Bad Astronomy

The Galactic Eye of Sauron

NGC 4151, a spiral galaxy that’s farther away than we first thought.

Adam Block/Mount Lemmon SkyCenter/University of Arizona

Oooo, what a pretty galaxy! That’s NGC 4151, a spiral galaxy in the constellation of Canes Venatici. This image was taken by my friend Adam Block using the 81 cm Schulman Telescope  at the Mount Lemmon SkyCenter in Arizona. It’s an amazing 20 hour exposure! And oh my yes, you want to see the full-res version. It’s a stunner.

As you can see though, as beautiful as it is, NGC 4151 is a bit odd. It has far-flung and faint spiral arms, but also a brighter ring of stars and gas closer to the center. The ring is blue, indicating the presence of lots of hot, young, massive stars; these blast out bluer light than the Sun does, and at much higher rates, making their existence clear.

NGC 4151 is one of the closest galaxies in the Universe with an actively feeding black hole in its center. As far as we know, all big galaxies have a supermassive black hole at their hearts, ranging from millions to billions of times the Sun’s mass. But most are quiescent, dark. Some, though, have material falling into them. This stuff piles up around the hole, forming a flat disk called an accretion disk. The material in the disk can get very hot, and also very bright. So, while the black hole itself is dark, that material can be so bright it can make the galaxy visible clear across the Universe.

So how far away is NGC 4151? Most catalogs list it as roughly 40 million light-years away. But a paper from 2014 shows that it’s much farther than that: more like 60 million light-years! The new study used a nifty technique, called echo mapping.

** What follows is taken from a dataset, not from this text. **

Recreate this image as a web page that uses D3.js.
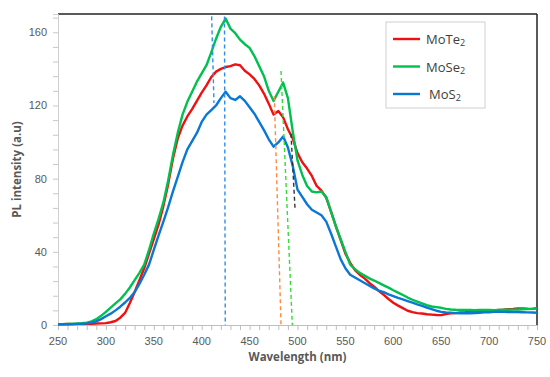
<!DOCTYPE html>
<html>
<head>
<meta charset="utf-8">
<script src="https://cdn.jsdelivr.net/npm/d3@7"></script>
<style>
	body { margin: 0; background: #fff; }
	svg { display: block; font-family: 'Open Sans', 'Liberation Sans', sans-serif; }
</style>
</head>
<body>
<svg id="chart" width="550" height="377"></svg>
<script>
const wavelengths = d3.range(250, 751, 5);

const moTe2 = [
	0.5, 0.5, 0.6, 0.5, 0.6, 0.6, 0.7, 0.7, 0.8, 0.9,
	1.0, 1.5, 2.2, 4, 6.6, 12, 18, 24.5, 31, 39,
	47, 55, 65, 77, 91, 102, 109, 114, 118, 122.5,
	127, 131, 135.5, 138.5, 140, 141, 141.5, 142.5, 142, 139,
	137, 134.5, 131, 126.5, 121, 115, 117, 113.5, 107, 102,
	94, 89, 85.5, 81.5, 76, 73.5, 69.5, 62, 54, 46.5,
	39, 34, 30, 27.5, 25.5, 23, 21, 18.5, 16.5, 14.2,
	12.2, 10.6, 9.2, 7.8, 7.0, 6.5, 6.3, 5.9, 5.7, 5.5,
	5.4, 6.0, 6.4, 6.5, 6.8, 7.0, 7.3, 7.4, 7.6, 7.7,
	7.8, 8.0, 8.2, 8.4, 8.7, 8.8, 9.0, 9.1, 8.9, 8.8,
	9.2
];

const moSe2 = [
	0.5, 0.5, 0.6, 0.7, 0.8, 1.0, 1.3, 2.0, 3.2, 5.0,
	7.2, 9.5, 11.8, 14, 17, 20.5, 24.5, 28.5, 33, 41,
	50, 58, 67, 79, 93, 105, 115, 122, 127.5, 133,
	137.5, 142, 149, 156.5, 163, 167.5, 162, 159.5, 156, 153.5,
	151.5, 147, 141.5, 136, 128, 122.5, 127.5, 132.5, 124, 106,
	90, 82, 76, 73, 72.5, 73, 70, 62, 54, 47,
	40, 33, 30.5, 28.5, 27, 25.5, 24.3, 23, 21.7, 20.4,
	19, 17.7, 16.4, 15, 13.8, 12.8, 11.8, 10.8, 10.1, 9.8,
	9.4, 8.8, 8.5, 8.3, 8.2, 8.2, 8.2, 8.1, 8.2, 8.2,
	8.2, 8.1, 8.2, 8.3, 8.3, 8.4, 8.5, 8.6, 8.7, 8.8,
	9.0
];

const moS2 = [
	0.3, 0.4, 0.4, 0.5, 0.6, 0.7, 0.9, 1.3, 2.0, 3.2,
	4.8, 6.2, 8, 10, 12.3, 14.8, 18, 22.5, 27.5, 33,
	41, 49, 56.5, 64.5, 73, 81, 89, 96, 100.5, 105,
	111, 115, 117.5, 120, 124, 127.5, 124, 123, 125, 122.5,
	119, 115.5, 111, 106.5, 101.5, 97.5, 99.8, 103, 97, 87,
	74, 70, 66, 63, 61.5, 60, 56.5, 50, 43, 36,
	31, 27.5, 26, 24.5, 23, 21.5, 20, 18.8, 18, 16.7,
	15.8, 14.8, 14, 13.1, 12.2, 11.3, 10.5, 9.5, 8.7, 7.8,
	7.2, 6.9, 6.7, 6.5, 6.4, 6.4, 6.4, 6.5, 6.7, 6.9,
	7.0, 7.2, 7.3, 7.2, 7.1, 7.1, 7.1, 7.0, 6.9, 6.8,
	6.7
];

const seriesNames = ['MoTe', 'MoSe', 'MoS'];
const seriesColors = ['#ee1111', '#00c050', '#0a78d2'];
const seriesValues = [moTe2, moSe2, moS2];

const xTicks = d3.range(250, 751, 50);
const yTicks = [0, 40, 80, 120, 160];

// dashed guide lines: [wavelength, intensity] start and end
const guides = [
	{color: '#2f8fe8', from: [410.4, 168.7], to: [412.8, 121.4]},
	{color: '#2f8fe8', from: [423.8, 168.7], to: [424.6, 0]},
	{color: '#ff8a3d', from: [475.8, 125], to: [482.8, 0]},
	{color: '#33dd33', from: [482.8, 138.8], to: [494.6, 0]},
	{color: '#333333', from: [493.2, 104.5], to: [497.4, 63.7]}
];

const margin = {top: 14, right: 13, bottom: 52, left: 58},
	width = 550 - margin.left - margin.right,
	height = 377 - margin.top - margin.bottom;

const svg = d3.select('#chart');
const g = svg.append('g').attr('transform', `translate(${margin.left},${margin.top})`);

const x = d3.scaleLinear().domain([250, 750]).range([0, width]);
const y = d3.scaleLinear().domain([0, 170]).range([height, 0]);

// frame: top and right borders
g.append('line').attr('x1', 0).attr('x2', width).attr('y1', 0).attr('y2', 0)
	.attr('stroke', '#222').attr('stroke-width', 1.5);
g.append('line').attr('x1', width).attr('x2', width).attr('y1', 0).attr('y2', height)
	.attr('stroke', '#222').attr('stroke-width', 1.5);

// x axis
const xAxis = g.append('g').attr('transform', `translate(0,${height})`);
xAxis.call(d3.axisBottom(x).tickValues(d3.range(250, 751, 10)).tickSize(5).tickFormat(''))
	.call(a => a.select('.domain').attr('stroke', '#bfbfbf'))
	.call(a => a.selectAll('.tick line').attr('stroke', '#bfbfbf'));
xAxis.selectAll('.lbl')
	.data(xTicks)
	.enter()
	.append('text')
	.attr('x', d => x(d))
	.attr('y', 20)
	.attr('text-anchor', 'middle')
	.attr('fill', '#595959')
	.style('font-size', '11px')
	.text(d => d);

// y axis
const yAxis = g.append('g');
yAxis.call(d3.axisLeft(y).tickValues(d3.range(0, 169, 8)).tickSize(5).tickFormat(''))
	.call(a => a.select('.domain').attr('stroke', '#d0d0d0'))
	.call(a => a.selectAll('.tick line').attr('stroke', '#c8c8c8'));
yAxis.selectAll('.lbl')
	.data(yTicks)
	.enter()
	.append('text')
	.attr('x', -11)
	.attr('y', d => y(d) + 4)
	.attr('text-anchor', 'end')
	.attr('fill', '#595959')
	.style('font-size', '11px')
	.text(d => d);

// axis titles
svg.append('text')
	.attr('x', margin.left + width / 2)
	.attr('y', 361)
	.attr('text-anchor', 'middle')
	.attr('fill', '#595959')
	.style('font-size', '11.5px')
	.style('font-weight', 'bold')
	.text('Wavelength (nm)');
svg.append('text')
	.attr('transform', `translate(21,${margin.top + height / 2}) rotate(-90)`)
	.attr('text-anchor', 'middle')
	.attr('fill', '#595959')
	.style('font-size', '11.5px')
	.style('font-weight', 'bold')
	.text('PL intensity (a.u)');

// curves
const line = d3.line()
	.x((d, i) => x(wavelengths[i]))
	.y(d => y(d));

g.selectAll('.curve')
	.data(seriesValues)
	.enter()
	.append('path')
	.attr('class', 'curve')
	.attr('fill', 'none')
	.attr('stroke', (_, i) => seriesColors[i])
	.attr('stroke-width', 2.4)
	.attr('stroke-linejoin', 'round')
	.attr('d', line);

// dashed guides
g.selectAll('.guide')
	.data(guides)
	.enter()
	.append('line')
	.attr('x1', d => x(d.from[0]))
	.attr('y1', d => y(d.from[1]))
	.attr('x2', d => x(d.to[0]))
	.attr('y2', d => y(d.to[1]))
	.attr('stroke', d => d.color)
	.attr('stroke-width', 1.4)
	.attr('stroke-dasharray', '4,3');

// legend
const legend = svg.append('g').attr('transform', 'translate(386,22)');
legend.append('rect')
	.attr('width', 99)
	.attr('height', 86)
	.attr('fill', '#fff')
	.attr('stroke', '#d0d0d0');
const items = legend.selectAll('.item')
	.data(seriesNames)
	.enter()
	.append('g')
	.attr('transform', (_, i) => `translate(0,${17 + i * 27.5})`);
items.append('line')
	.attr('x1', 7)
	.attr('x2', 34)
	.attr('stroke', (_, i) => seriesColors[i])
	.attr('stroke-width', 2.4);
const labels = items.append('text')
	.attr('x', (_, i) => i === 2 ? 43 : 40)
	.attr('y', 5)
	.attr('fill', '#404040')
	.style('font-size', '13px');
labels.append('tspan').text(d => d);
labels.append('tspan').attr('dy', 2).style('font-size', '9px').text('2');
</script>
</body>
</html>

When matter falls into the black hole, it is not always a smooth flow. A star can fall in, or a big clump of material. When that happens, a flare of high-energy light is emitted. This can light up the disk of material around the black hole, but there’s a delay in how long it takes the disk to brighten because of the huge distances involved; it takes time for the light to reach it. By carefully measuring the time it takes for the disk to respond to a flare, and comparing that with the measured size of the disk, the distance to the galaxy can be found.

The new measurement of 62 million light-years looks pretty good. The old measurements are based on things like the galaxy’s redshift, and that can be misleading for nearby galaxies (if it’s in a cluster, for example, it can be moving rapidly and mess up the redshift measurements). Apparently, something like that is the case here, and NGC 4151 is half again farther away than we thought.

I find it rather humbling that we are still figuring out the distances to even nearby galaxies. Sometimes we have a lot of confidence in the distance, and other times we’re off by a factor of 50 percent or more. It’s a good reminder that we need to be careful about such things.

But at the same time, it’s astonishing that we can measure the distances to galaxies at all! Even nearby galaxies are so far away that the light we see left them when humans barely existed, and for many we see light so ancient the Earth itself hadn’t formed when they sent their photons our way. And yet, despite distances so terrible they crush our sense of scale, we can still get a decent measurement just how large that distance is.

I love that we’re so curious as a species that we want to find out answers to questions like these: How far away are galaxies? Why are they shaped the way they are? How are they formed, how do they age, how do they die? Why do they all have monster black holes in their cores?

And what I love more: We can figure the answers out!

Not bad, for a bunch of evolved apes. Not bad at all.